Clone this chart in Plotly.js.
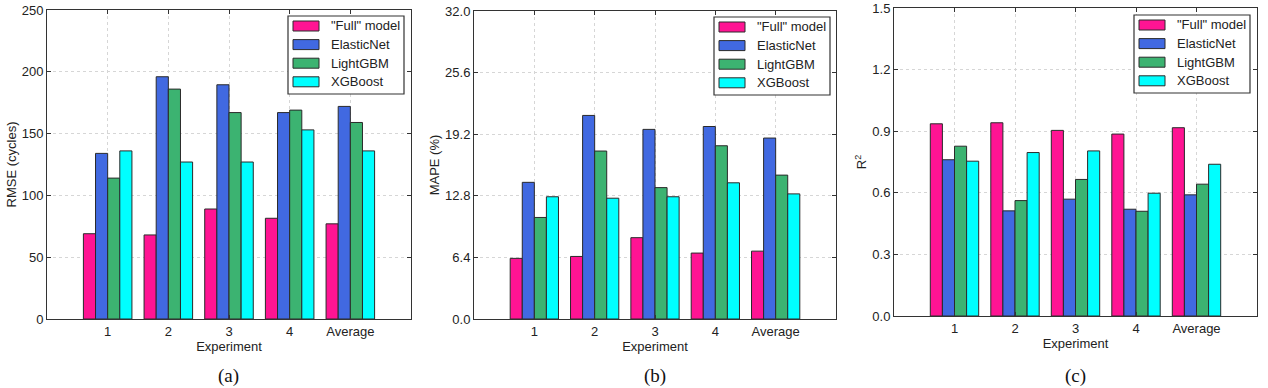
<!DOCTYPE html>
<html>
<head>
<meta charset="utf-8">
<script src="https://cdn.plot.ly/plotly-3.0.1.min.js"></script>
<style>html,body{margin:0;padding:0;background:#fff;}#chart{width:1268px;height:388px;}</style>
</head>
<body>
<div id="chart"></div>
<script>
const experiments = ['1', '2', '3', '4', 'Average'];
const models = ['"Full" model', 'ElasticNet', 'LightGBM', 'XGBoost'];
const colors = ['#FF1493', '#4169E1', '#3CB371', '#00FFFF'];

// (a) RMSE (cycles)
const rmseFull = [69, 68, 89, 81.5, 77];
const rmseElastic = [134, 196, 189.5, 167, 172];
const rmseLGBM = [114, 186, 167, 169, 159];
const rmseXGB = [136, 127, 127, 153, 136];

// (b) MAPE (%)
const mapeFull = [6.3, 6.5, 8.45, 6.85, 7.05];
const mapeElastic = [14.2, 21.15, 19.7, 20.0, 18.8];
const mapeLGBM = [10.55, 17.45, 13.65, 18.0, 14.95];
const mapeXGB = [12.7, 12.55, 12.7, 14.15, 13.0];

// (c) R^2
const r2Full = [0.936, 0.941, 0.904, 0.886, 0.917];
const r2Elastic = [0.761, 0.512, 0.569, 0.52, 0.59];
const r2LGBM = [0.827, 0.562, 0.665, 0.51, 0.642];
const r2XGB = [0.754, 0.796, 0.804, 0.598, 0.739];

const yTicksA = [0, 50, 100, 150, 200, 250];
const yTicksB = [0, 6.4, 12.8, 19.2, 25.6, 32.0];
const yTicksC = [0, 0.3, 0.6, 0.9, 1.2, 1.5];

const panels = [
  {series: [rmseFull, rmseElastic, rmseLGBM, rmseXGB], ticks: yTicksA, fmt: v => String(v), title: 'RMSE (cycles)', caption: '(a)'},
  {series: [mapeFull, mapeElastic, mapeLGBM, mapeXGB], ticks: yTicksB, fmt: v => v.toFixed(1), title: 'MAPE (%)', caption: '(b)'},
  {series: [r2Full, r2Elastic, r2LGBM, r2XGB], ticks: yTicksC, fmt: v => v.toFixed(1), title: 'R<sup>2</sup>', caption: '(c)'}
];

const W = 1268, H = 388;
const boxes = [
  {l: 47, r: 411, t: 10, b: 319, leg: [288, 16]},
  {l: 474, r: 836, t: 11, b: 319, leg: [714, 17]},
  {l: 894, r: 1257, t: 8, b: 316, leg: [1134, 15]}
];

const font = 'Liberation Sans, Arial, sans-serif';
const fs = 13;
const px = x => x / W;
const py = y => 1 - y / H;
const traces = [];
const layout = {
  width: W, height: H,
  margin: {l: 0, r: 0, t: 0, b: 0},
  paper_bgcolor: '#fff', plot_bgcolor: '#fff',
  barmode: 'group', bargap: 0.2, bargroupgap: 0,
  font: {family: font, size: fs, color: '#222'},
  annotations: [], shapes: [],
  showlegend: false
};

panels.forEach((p, i) => {
  const n = i === 0 ? '' : String(i + 1);
  const bx = boxes[i];
  p.series.forEach((vals, k) => {
    traces.push({
      type: 'bar', x: experiments, y: vals, name: models[k],
      xaxis: 'x' + n, yaxis: 'y' + n,
      marker: {color: colors[k], line: {color: '#2a2a2a', width: 1}},
      hoverinfo: 'y'
    });
  });
  layout['xaxis' + n] = {
    domain: [px(bx.l), px(bx.r)], anchor: 'y' + n,
    type: 'category', range: [-1, 5],
    showline: true, linecolor: '#333', linewidth: 1, mirror: 'ticks',
    ticks: 'inside', ticklen: 4, tickcolor: '#333',
    showgrid: true, gridcolor: '#d6d6d6', griddash: 'dot', gridwidth: 1,
    tickfont: {family: font, size: fs, color: '#222'},
    title: {text: 'Experiment', font: {family: font, size: fs, color: '#222'}, standoff: 1},
    zeroline: false, fixedrange: true
  };
  layout['yaxis' + n] = {
    domain: [py(bx.b), py(bx.t)], anchor: 'x' + n,
    range: [p.ticks[0], p.ticks[p.ticks.length - 1]],
    tickvals: p.ticks, ticktext: p.ticks.map(p.fmt),
    showline: true, linecolor: '#333', linewidth: 1, mirror: 'ticks',
    ticks: 'inside', ticklen: 4, tickcolor: '#333',
    showgrid: true, gridcolor: '#d6d6d6', griddash: 'dot', gridwidth: 1,
    tickfont: {family: font, size: fs, color: '#222'},
    title: {text: p.title, font: {family: font, size: fs, color: '#222'}, standoff: 2},
    zeroline: false, fixedrange: true
  };
  // legend box
  const lx = bx.leg[0], ly = bx.leg[1], lw = 116, lh = 78;
  layout.shapes.push({type: 'rect', xref: 'paper', yref: 'paper',
    x0: px(lx), x1: px(lx + lw), y0: py(ly), y1: py(ly + lh),
    fillcolor: '#fff', line: {color: '#333', width: 1.2}, layer: 'above'});
  models.forEach((m, k) => {
    const cy = ly + 10 + 18.6 * k;
    layout.shapes.push({type: 'rect', xref: 'paper', yref: 'paper',
      x0: px(lx + 5), x1: px(lx + 31), y0: py(cy - 5), y1: py(cy + 5),
      fillcolor: colors[k], line: {color: '#2a2a2a', width: 1}, layer: 'above'});
    layout.annotations.push({xref: 'paper', yref: 'paper', x: px(lx + 41), y: py(cy),
      xanchor: 'left', yanchor: 'middle', showarrow: false, text: m,
      font: {family: font, size: fs, color: '#222'}});
  });
  layout.annotations.push({
    xref: 'paper', yref: 'paper', x: px((bx.l + bx.r) / 2), y: py(376),
    xanchor: 'center', yanchor: 'middle', showarrow: false,
    text: p.caption, font: {family: 'Liberation Serif, Times New Roman, serif', size: 19, color: '#111'}
  });
});

Plotly.newPlot('chart', traces, layout, {displayModeBar: false, staticPlot: true});
</script>
</body>
</html>
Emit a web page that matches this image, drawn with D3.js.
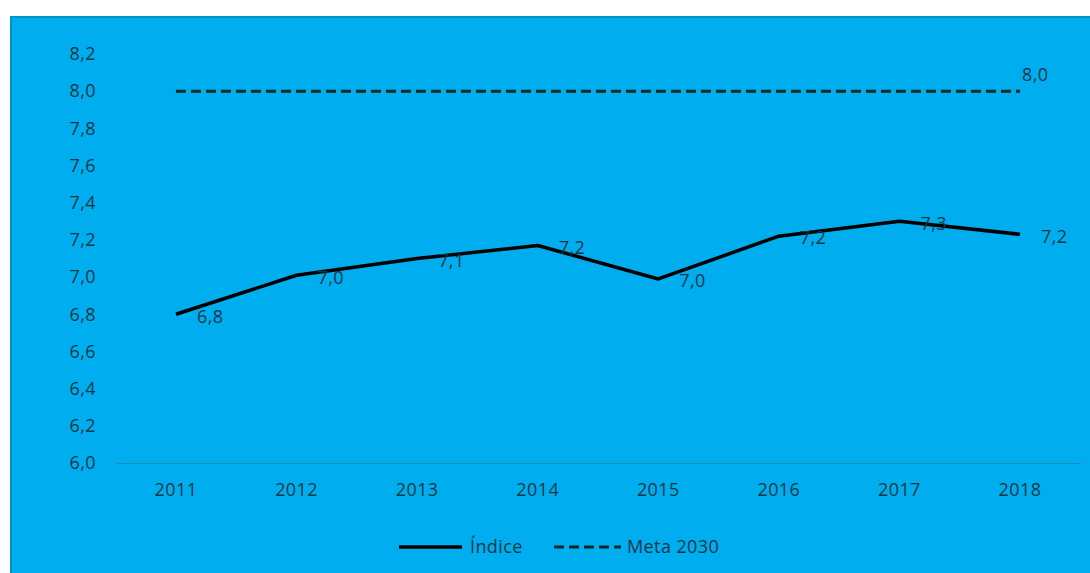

● Your instructions
Repeat, word for word and with no pictures, only the lines running from the beginning of the data to the line that contains "const rmseXGB = [136, 127, 127, 153, 136];".

● Finished task
Clone this chart in Plotly.js.
<!DOCTYPE html>
<html>
<head>
<meta charset="utf-8">
<script src="https://cdn.plot.ly/plotly-3.0.1.min.js"></script>
<style>html,body{margin:0;padding:0;background:#fff;}#chart{width:1268px;height:388px;}</style>
</head>
<body>
<div id="chart"></div>
<script>
const experiments = ['1', '2', '3', '4', 'Average'];
const models = ['"Full" model', 'ElasticNet', 'LightGBM', 'XGBoost'];
const colors = ['#FF1493', '#4169E1', '#3CB371', '#00FFFF'];

// (a) RMSE (cycles)
const rmseFull = [69, 68, 89, 81.5, 77];
const rmseElastic = [134, 196, 189.5, 167, 172];
const rmseLGBM = [114, 186, 167, 169, 159];
const rmseXGB = [136, 127, 127, 153, 136];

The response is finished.